• _Data provided_:
● ● ● ●
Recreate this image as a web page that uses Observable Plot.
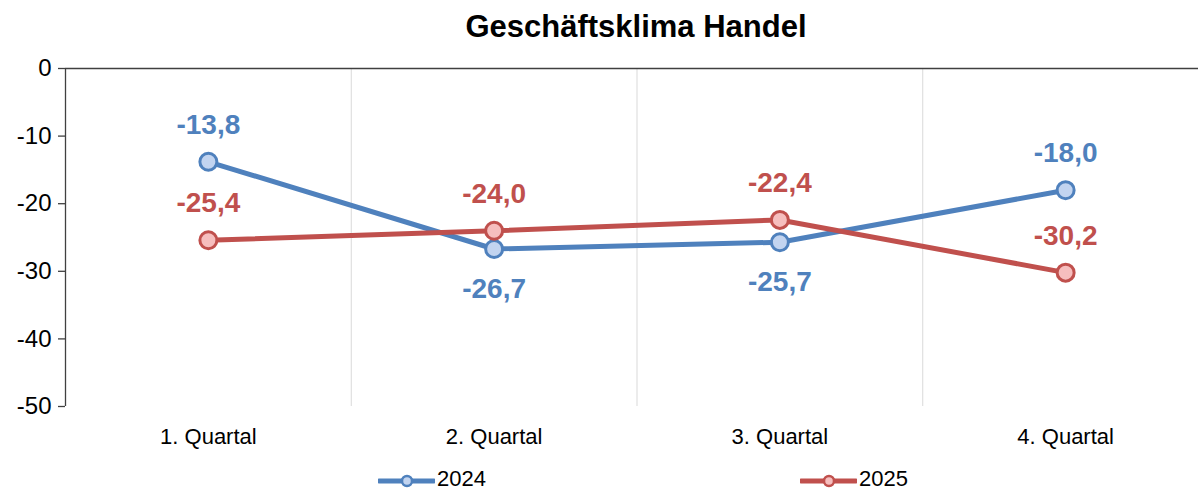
<!DOCTYPE html>
<html>
<head>
<meta charset="utf-8">
<script src="https://cdn.jsdelivr.net/npm/d3@7"></script>
<script src="https://cdn.jsdelivr.net/npm/@observablehq/plot@0.6"></script>
<style>
  html, body { margin: 0; padding: 0; background: #fff; overflow: hidden; }
  body { width: 1198px; height: 491px; font-family: "Liberation Sans", Arial, sans-serif; }
  #title { height: 54px; line-height: 54px; text-align: center; font-weight: bold; font-size: 31px; color: #000; padding-left: 74px; box-sizing: border-box; }
  #chart svg { display: block; }
  #legend { position: relative; height: 37px; }
  .swatch { position: absolute; top: 19px; display: block; }
  .label { position: absolute; top: 12px; font-size: 22px; line-height: 25px; color: #000; white-space: nowrap; }
</style>
</head>
<body>
<div id="title">Geschäftsklima Handel</div>
<div id="chart"></div>
<div id="legend"></div>
<script>
// ---- data ----
const quarters = ["1. Quartal", "2. Quartal", "3. Quartal", "4. Quartal"];
const seriesNames = ["2024", "2025"];
const values2024 = [-13.8, -26.7, -25.7, -18.0];
const values2025 = [-25.4, -24.0, -22.4, -30.2];
const yTicks = [0, -10, -20, -30, -40, -50];

// ---- styles ----
const colors = {"2024": "#4F81BD", "2025": "#C0504D"};
const fills = {"2024": "#C2D4F0", "2025": "#F6BEBE"};

const locale = d3.formatLocale({decimal: ",", thousands: ".", grouping: [3], currency: ["", "€"], minus: "-"});
const fmt = locale.format(".1f");

const rows = [];
quarters.forEach((q, i) => {
  rows.push({series: "2024", qi: i + 1, value: values2024[i], other: values2025[i]});
  rows.push({series: "2025", qi: i + 1, value: values2025[i], other: values2024[i]});
});
const r2024 = rows.filter(d => d.series === "2024");
const r2025 = rows.filter(d => d.series === "2025");
const labelsAbove = rows.filter(d => d.series === "2025" || d.value > d.other);
const labelsBelow = rows.filter(d => !(d.series === "2025" || d.value > d.other));

const gridPositions = d3.range(1.5, quarters.length, 1);

const plot = Plot.plot({
  width: 1198,
  height: 400,
  marginTop: 14,
  marginBottom: 48,
  marginLeft: 65,
  marginRight: 0,
  style: {fontFamily: "'Liberation Sans', Arial, sans-serif", color: "#000", background: "#fff"},
  x: {type: "linear", domain: [0.5, quarters.length + 0.5], range: [65, 1208]},
  y: {domain: [-50, 0]},
  marks: [
    Plot.ruleX(gridPositions, {y1: -50, y2: 0, stroke: "#D9D9D9", strokeWidth: 1}),
    Plot.ruleX([0.5], {y1: -50, y2: 0, stroke: "#404040", strokeWidth: 1.3}),
    Plot.ruleY([0], {stroke: "#404040", strokeWidth: 1.3}),
    Plot.axisY({ticks: yTicks, tickFormat: d => String(d), tickSize: 7, tickPadding: 7, fontSize: 24, label: null, stroke: "#404040", strokeWidth: 1.3}),
    Plot.axisX({ticks: quarters.map((q, i) => i + 1), tickFormat: d => quarters[d - 1], tickSize: 0, tickPadding: 22, fontSize: 22, label: null}),
    Plot.line(r2024, {x: "qi", y: "value", stroke: colors["2024"], strokeWidth: 5}),
    Plot.dot(r2024, {x: "qi", y: "value", r: 8.5, fill: fills["2024"], stroke: colors["2024"], strokeWidth: 3}),
    Plot.line(r2025, {x: "qi", y: "value", stroke: colors["2025"], strokeWidth: 5}),
    Plot.dot(r2025, {x: "qi", y: "value", r: 8.5, fill: fills["2025"], stroke: colors["2025"], strokeWidth: 3}),
    Plot.text(labelsAbove, {x: "qi", y: "value", text: d => fmt(d.value), fill: d => colors[d.series], fontSize: 28, fontWeight: "bold", dy: -37}),
    Plot.text(labelsBelow, {x: "qi", y: "value", text: d => fmt(d.value), fill: d => colors[d.series], fontSize: 28, fontWeight: "bold", dy: 40})
  ]
});
document.getElementById("chart").appendChild(plot);

// ---- legend ----
const legendLeft = {"2024": 378, "2025": 800};
const legend = document.getElementById("legend");
seriesNames.forEach(s => {
  const sw = document.createElementNS("http://www.w3.org/2000/svg", "svg");
  sw.setAttribute("class", "swatch");
  sw.setAttribute("width", 57);
  sw.setAttribute("height", 16);
  sw.style.left = legendLeft[s] + "px";
  sw.innerHTML = `<line x1="1" y1="8" x2="56" y2="8" stroke="${colors[s]}" stroke-width="5" stroke-linecap="round"/><circle cx="29" cy="8" r="5" fill="${fills[s]}" stroke="${colors[s]}" stroke-width="2.5"/>`;
  legend.appendChild(sw);
  const lab = document.createElement("span");
  lab.className = "label";
  lab.style.left = (legendLeft[s] + 59) + "px";
  lab.textContent = s;
  legend.appendChild(lab);
});
</script>
</body>
</html>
● ● ● ●
• _Stated goal_:
Write out the whole listing exactly, and drop the pictures.

• _Full answer_:
Recreate this image as a web page that uses Observable Plot.
<!DOCTYPE html>
<html>
<head>
<meta charset="utf-8">
<script src="https://cdn.jsdelivr.net/npm/d3@7"></script>
<script src="https://cdn.jsdelivr.net/npm/@observablehq/plot@0.6"></script>
<style>
  html, body { margin: 0; padding: 0; background: #fff; overflow: hidden; }
  body { width: 1198px; height: 491px; font-family: "Liberation Sans", Arial, sans-serif; }
  #title { height: 54px; line-height: 54px; text-align: center; font-weight: bold; font-size: 31px; color: #000; padding-left: 74px; box-sizing: border-box; }
  #chart svg { display: block; }
  #legend { position: relative; height: 37px; }
  .swatch { position: absolute; top: 19px; display: block; }
  .label { position: absolute; top: 12px; font-size: 22px; line-height: 25px; color: #000; white-space: nowrap; }
</style>
</head>
<body>
<div id="title">Geschäftsklima Handel</div>
<div id="chart"></div>
<div id="legend"></div>
<script>
// ---- data ----
const quarters = ["1. Quartal", "2. Quartal", "3. Quartal", "4. Quartal"];
const seriesNames = ["2024", "2025"];
const values2024 = [-13.8, -26.7, -25.7, -18.0];
const values2025 = [-25.4, -24.0, -22.4, -30.2];
const yTicks = [0, -10, -20, -30, -40, -50];

// ---- styles ----
const colors = {"2024": "#4F81BD", "2025": "#C0504D"};
const fills = {"2024": "#C2D4F0", "2025": "#F6BEBE"};

const locale = d3.formatLocale({decimal: ",", thousands: ".", grouping: [3], currency: ["", "€"], minus: "-"});
const fmt = locale.format(".1f");

const rows = [];
quarters.forEach((q, i) => {
  rows.push({series: "2024", qi: i + 1, value: values2024[i], other: values2025[i]});
  rows.push({series: "2025", qi: i + 1, value: values2025[i], other: values2024[i]});
});
const r2024 = rows.filter(d => d.series === "2024");
const r2025 = rows.filter(d => d.series === "2025");
const labelsAbove = rows.filter(d => d.series === "2025" || d.value > d.other);
const labelsBelow = rows.filter(d => !(d.series === "2025" || d.value > d.other));

const gridPositions = d3.range(1.5, quarters.length, 1);

const plot = Plot.plot({
  width: 1198,
  height: 400,
  marginTop: 14,
  marginBottom: 48,
  marginLeft: 65,
  marginRight: 0,
  style: {fontFamily: "'Liberation Sans', Arial, sans-serif", color: "#000", background: "#fff"},
  x: {type: "linear", domain: [0.5, quarters.length + 0.5], range: [65, 1208]},
  y: {domain: [-50, 0]},
  marks: [
    Plot.ruleX(gridPositions, {y1: -50, y2: 0, stroke: "#D9D9D9", strokeWidth: 1}),
    Plot.ruleX([0.5], {y1: -50, y2: 0, stroke: "#404040", strokeWidth: 1.3}),
    Plot.ruleY([0], {stroke: "#404040", strokeWidth: 1.3}),
    Plot.axisY({ticks: yTicks, tickFormat: d => String(d), tickSize: 7, tickPadding: 7, fontSize: 24, label: null, stroke: "#404040", strokeWidth: 1.3}),
    Plot.axisX({ticks: quarters.map((q, i) => i + 1), tickFormat: d => quarters[d - 1], tickSize: 0, tickPadding: 22, fontSize: 22, label: null}),
    Plot.line(r2024, {x: "qi", y: "value", stroke: colors["2024"], strokeWidth: 5}),
    Plot.dot(r2024, {x: "qi", y: "value", r: 8.5, fill: fills["2024"], stroke: colors["2024"], strokeWidth: 3}),
    Plot.line(r2025, {x: "qi", y: "value", stroke: colors["2025"], strokeWidth: 5}),
    Plot.dot(r2025, {x: "qi", y: "value", r: 8.5, fill: fills["2025"], stroke: colors["2025"], strokeWidth: 3}),
    Plot.text(labelsAbove, {x: "qi", y: "value", text: d => fmt(d.value), fill: d => colors[d.series], fontSize: 28, fontWeight: "bold", dy: -37}),
    Plot.text(labelsBelow, {x: "qi", y: "value", text: d => fmt(d.value), fill: d => colors[d.series], fontSize: 28, fontWeight: "bold", dy: 40})
  ]
});
document.getElementById("chart").appendChild(plot);

// ---- legend ----
const legendLeft = {"2024": 378, "2025": 800};
const legend = document.getElementById("legend");
seriesNames.forEach(s => {
  const sw = document.createElementNS("http://www.w3.org/2000/svg", "svg");
  sw.setAttribute("class", "swatch");
  sw.setAttribute("width", 57);
  sw.setAttribute("height", 16);
  sw.style.left = legendLeft[s] + "px";
  sw.innerHTML = `<line x1="1" y1="8" x2="56" y2="8" stroke="${colors[s]}" stroke-width="5" stroke-linecap="round"/><circle cx="29" cy="8" r="5" fill="${fills[s]}" stroke="${colors[s]}" stroke-width="2.5"/>`;
  legend.appendChild(sw);
  const lab = document.createElement("span");
  lab.className = "label";
  lab.style.left = (legendLeft[s] + 59) + "px";
  lab.textContent = s;
  legend.appendChild(lab);
});
</script>
</body>
</html>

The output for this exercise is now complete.